Covenants and Promises: The Parties agree as follows:

  1. The Parties pledge to do nothing which undermines their respective standings with their parents. While it is as yet undecided which of the Parties is superior, it is clear that Beniyam is inferior to both of them, and his efforts to destabilize the Girma family with his constant demands and forced co-dependency must be neutralized. Such neutralization can only take play if both Parties are in a position of strength.
  2. The Parties agree to begin a policy of constructive engagement, offering to help Girma/Dad/Daddy and Blaine/Mommy/Mom feed, clean up and otherwise take care of Beniyam. By doing so, the Parties seek to show how indispensable they are to the household, while pointing out -- through their actions -- how dispensable Beniyam is. To that end, the parties shall supplement this policy of constructive engagement with a public relations campaign aimed at demonstrating how much better the family would be if they traded Beniyam for a bike (Sammy's preference) or a hardbound set of the Lord of the Rings books (Sara's preference).
  3. The Parties agree to provide various forms of assistance to one another in order to bolster their position within the household. To that end, Sara will assist Sammy with his homework, and Sammy will help Sara develop her athletic skills. The collective objective is to make both better and more competitive against the growing threat posed by Beniyamism.
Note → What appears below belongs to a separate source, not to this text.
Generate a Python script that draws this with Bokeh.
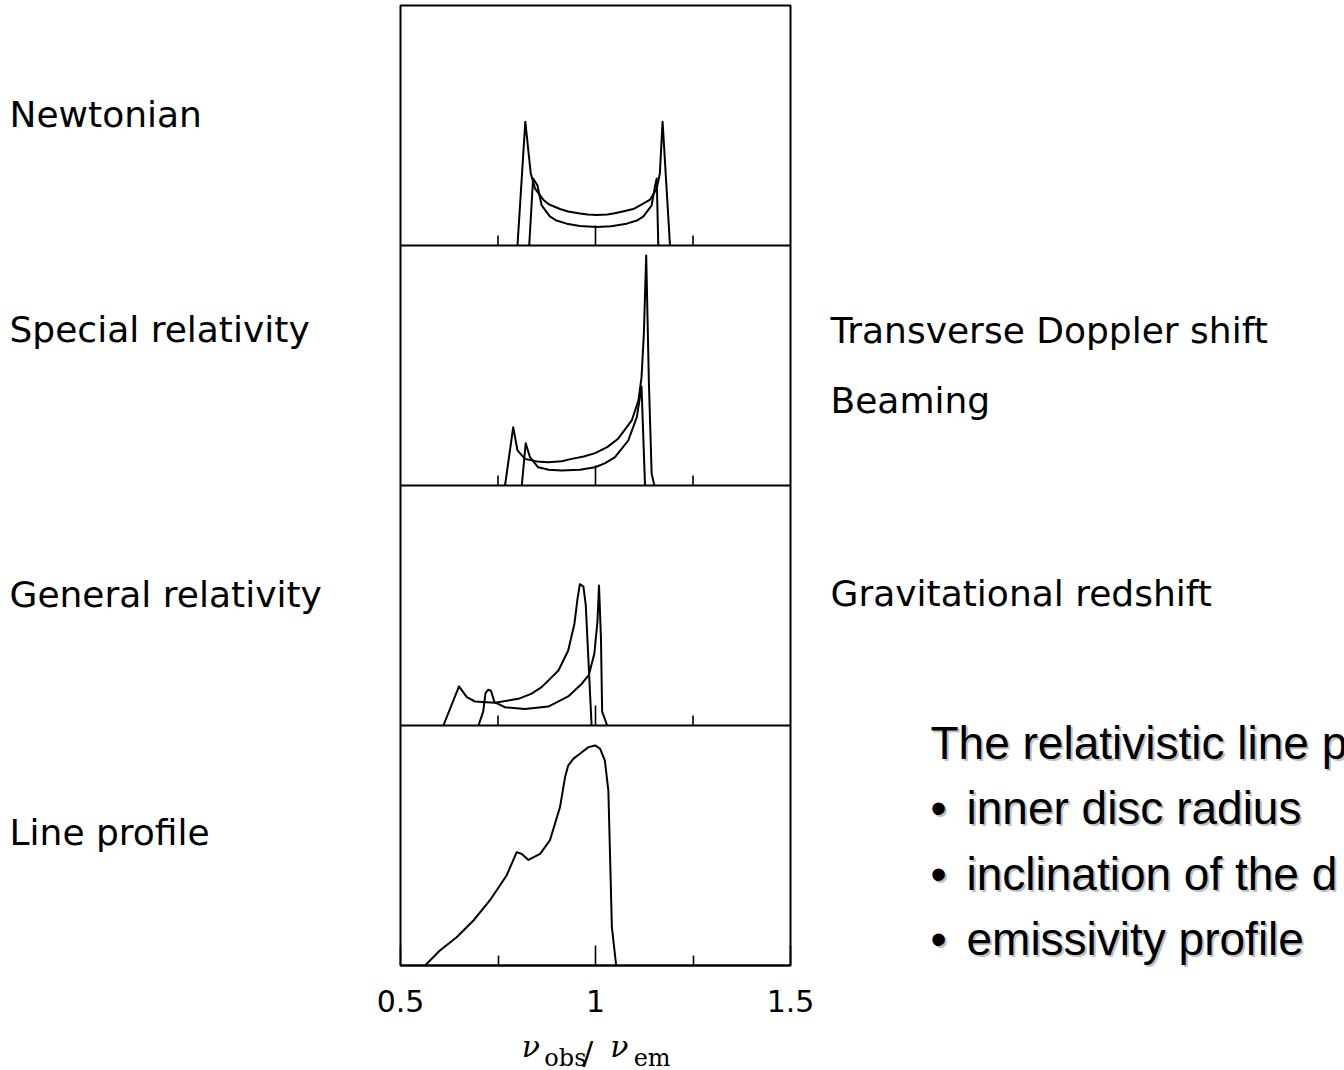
from bokeh.plotting import figure
from bokeh.models import Range1d, FixedTicker, Span, Label
from bokeh.layouts import row, column
from bokeh.embed import file_html
from bokeh.resources import INLINE

# ---------------- data (x = nu_obs/nu_em, y = relative flux within panel) ----------------
newt_a_x = [0.800, 0.820, 0.834, 0.845, 0.866, 0.880, 0.909, 0.930, 0.960, 0.980, 1.003,
            1.030, 1.046, 1.070, 1.097, 1.120, 1.140, 1.157, 1.165, 1.172, 1.191]
newt_a_y = [0.0, 0.516, 0.300, 0.237, 0.191, 0.172, 0.152, 0.142, 0.133, 0.129, 0.127,
            0.129, 0.133, 0.142, 0.152, 0.172, 0.191, 0.237, 0.300, 0.516, 0.0]
newt_b_x = [0.830, 0.840, 0.851, 0.862, 0.883, 0.900, 0.926, 0.960, 1.003, 1.040, 1.080,
            1.106, 1.123, 1.144, 1.153, 1.157, 1.161]
newt_b_y = [0.0, 0.279, 0.251, 0.167, 0.121, 0.104, 0.091, 0.081, 0.077, 0.080, 0.091,
            0.104, 0.121, 0.167, 0.251, 0.279, 0.0]

sr_a_x = [0.768, 0.789, 0.800, 0.819, 0.850, 0.879, 0.913, 0.939, 0.970, 0.999, 1.030,
          1.058, 1.093, 1.110, 1.118, 1.124, 1.130, 1.137, 1.144, 1.151]
sr_a_y = [0.0, 0.243, 0.146, 0.111, 0.100, 0.097, 0.101, 0.111, 0.121, 0.135, 0.160,
          0.195, 0.271, 0.354, 0.451, 0.632, 0.958, 0.424, 0.049, 0.0]
sr_b_x = [0.811, 0.821, 0.832, 0.853, 0.880, 0.913, 0.960, 0.999, 1.025, 1.050, 1.084,
          1.106, 1.118, 1.127]
sr_b_y = [0.0, 0.176, 0.118, 0.076, 0.066, 0.0625, 0.066, 0.076, 0.093, 0.118, 0.1875,
          0.285, 0.4125, 0.0]

gr_a_x = [0.610, 0.650, 0.670, 0.691, 0.742, 0.802, 0.835, 0.862, 0.905, 0.930, 0.946,
          0.954, 0.960, 0.969, 0.975, 0.990]
gr_a_y = [0.0, 0.163, 0.118, 0.100, 0.095, 0.111, 0.132, 0.160, 0.229, 0.3125, 0.424,
          0.530, 0.589, 0.579, 0.503, 0.0]
gr_b_x = [0.700, 0.712, 0.718, 0.725, 0.732, 0.741, 0.768, 0.819, 0.879, 0.930, 0.965,
          0.983, 0.997, 1.005, 1.009, 1.014, 1.017, 1.030]
gr_b_y = [0.0, 0.058, 0.135, 0.149, 0.145, 0.097, 0.076, 0.069, 0.079, 0.121, 0.174,
          0.211, 0.299, 0.433, 0.583, 0.364, 0.058, 0.0]

prof_x = [0.563, 0.601, 0.644, 0.687, 0.729, 0.772, 0.798, 0.811, 0.828, 0.858, 0.883,
          0.909, 0.922, 0.930, 0.943, 0.960, 0.982, 0.999, 1.012, 1.024, 1.033, 1.042, 1.053]
prof_y = [0.0, 0.0625, 0.118, 0.1875, 0.271, 0.375, 0.472, 0.465, 0.440, 0.465, 0.521,
          0.660, 0.785, 0.833, 0.861, 0.882, 0.910, 0.917, 0.903, 0.854, 0.729, 0.160, 0.0]

panel_names = ["Newtonian", "Special relativity", "General relativity", "Line profile"]
right_notes = ["Transverse Doppler shift", "Beaming", "Gravitational redshift"]
bullet_title = "The relativistic line p"
bullet_items = ["inner disc radius", "inclination of the d", "emissivity profile"]

major_ticks = [0.5, 1.0, 1.5]
tick_labels = ["0.5", "1", "1.5"]
minor_ticks = [0.75, 1.25]

# ---------------- page geometry (pixels) ----------------
PAGE_W, PAGE_H = 1344, 1070
LEFT_W = 370            # left text column
PAD = 30                # border of the plot figure on each side
FW, FH = 390, 960       # plot frame
TOP = 5
MAIN_H = 1030           # plot figure height (frame + tick labels)
LABEL_H = PAGE_H - MAIN_H
MID_W = PAD + FW + PAD
RIGHT_W = PAGE_W - LEFT_W - MID_W
PANEL_PX = FH / 4.0

# ---------------- main plot ----------------
p = figure(frame_width=FW, frame_height=FH,
           min_border_left=PAD, min_border_right=PAD,
           min_border_top=TOP, min_border_bottom=MAIN_H - TOP - FH,
           x_range=Range1d(0.5, 1.5), y_range=Range1d(0, 4),
           output_backend="svg", toolbar_location=None,
           y_axis_location=None)
p.background_fill_color = "white"
p.border_fill_color = "white"
p.outline_line_color = "black"
p.outline_line_width = 2
p.grid.visible = False

ax = p.xaxis[0]
ax.ticker = FixedTicker(ticks=major_ticks, minor_ticks=minor_ticks)
ax.major_label_overrides = dict(zip(major_ticks, tick_labels))
ax.major_tick_in = 20
ax.major_tick_out = 0
ax.minor_tick_in = 10
ax.minor_tick_out = 0
ax.major_tick_line_width = 1.6
ax.minor_tick_line_width = 1.6
ax.axis_line_width = 2
ax.major_label_text_font = "DejaVu Sans"
ax.major_label_text_font_size = "30px"
ax.major_label_text_color = "black"
ax.major_label_standoff = 24

# panel separators and their inward ticks
for k in (1, 2, 3):
    p.add_layout(Span(location=k, dimension="width", line_color="black", line_width=2))
    xs = minor_ticks + [1.0]
    lens = [10 / PANEL_PX] * len(minor_ticks) + [20 / PANEL_PX]
    p.segment(x0=xs, y0=[k] * len(xs), x1=xs, y1=[k + l for l in lens],
              line_color="black", line_width=1.6)

curves = [
    (newt_a_x, newt_a_y, 3), (newt_b_x, newt_b_y, 3),
    (sr_a_x, sr_a_y, 2), (sr_b_x, sr_b_y, 2),
    (gr_a_x, gr_a_y, 1), (gr_b_x, gr_b_y, 1),
    (prof_x, prof_y, 0),
]
for xs, ys, off in curves:
    p.line(xs, [y + off for y in ys], line_color="black", line_width=2,
           line_join="round")


# ---------------- text figures (coordinates = page pixels) ----------------
def text_fig(x0, y0, w, h):
    f = figure(width=w, height=h, x_range=Range1d(x0, x0 + w),
               y_range=Range1d(y0 + h, y0), min_border=0,
               x_axis_location=None, y_axis_location=None,
               output_backend="svg", toolbar_location=None)
    f.grid.visible = False
    f.outline_line_color = None
    f.background_fill_color = "white"
    f.border_fill_color = "white"
    return f


BASE_SHIFT = 0.37   # measured offset of the rendered baseline, in em


def add_text(f, text, px, py, font="DejaVu Sans", size=36, style="normal",
             color="black", alpha=1.0):
    f.add_layout(Label(x=px, y=py - BASE_SHIFT * size, text=text, text_font=font,
                       text_font_size=f"{size}px", text_font_style=style,
                       text_color=color, text_alpha=alpha,
                       text_align="left", text_baseline="alphabetic"))


left = text_fig(0, 0, LEFT_W, PAGE_H)
for name, base in zip(panel_names, [127, 342, 607, 845]):
    add_text(left, name, 9, base)

right = text_fig(LEFT_W + MID_W, 0, RIGHT_W, PAGE_H)
for note, base in zip(right_notes, [343, 413, 606]):
    add_text(right, note, 830, base)

block = [(bullet_title, 930, 760, False)] + [
    (t, 966, b, True) for t, b in zip(bullet_items, [825, 891, 956])]
for t, x0, b, bullet in block:
    for dx, dy, col, al in [(2, 2, "#8a8a8a", 0.55), (0, 0, "black", 1.0)]:
        if bullet:
            add_text(right, "\u2022", 930 + dx, b + dy, font="Liberation Sans",
                     size=46, color=col, alpha=al)
        add_text(right, t, x0 + dx, b + dy, font="Liberation Sans", size=46,
                 color=col, alpha=al)

xlab = text_fig(LEFT_W, MAIN_H, MID_W, LABEL_H)
add_text(xlab, "\u03bd", 510, 1057, font="DejaVu Serif", size=30, style="italic")
add_text(xlab, "obs", 536, 1066, font="DejaVu Serif", size=24)
add_text(xlab, "/", 580, 1064, font="DejaVu Serif", size=32)
add_text(xlab, "\u03bd", 612, 1057, font="DejaVu Serif", size=30, style="italic")
add_text(xlab, "em", 639, 1066, font="DejaVu Serif", size=24)

layout = row(left, column(p, xlab, spacing=0), right, spacing=0)
open("out.html", "w").write(file_html(layout, INLINE))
While delegating Beniyam to a lesser position is the short-term goal of this agreement, the Parties' longer-term goals remain the same as they were before Beniyam's arrival: to establish and maintain a position of superiority among the children of the Teferra household. Nothing in this agreement is intended to abrogate any previous positions taken by either of the Parties nor is it meant to be a tacit approval of any one of the Parties' previous statements of positions on any issues. Upon satisfactory completion of the objectives laid out in this memorandum, to be confirmed in a final review by Ms. Mesfin and Mr. Woldemariam, the obligations and promises in this memorandum will cease to be operative and the Parties' status will revert to as they were as of June 2, 2002.

With these steps, the Parties hope to restore some stability to the Teferra household and a sense of normalcy. It is with trepidation that the Parties take this grave step, but the Benyaminist threat is great, and the Parties' cause is just. The Teferra family has entered a daunting new era, and it is the Parties hope that this Memorandum of Understanding is step back in the right direction.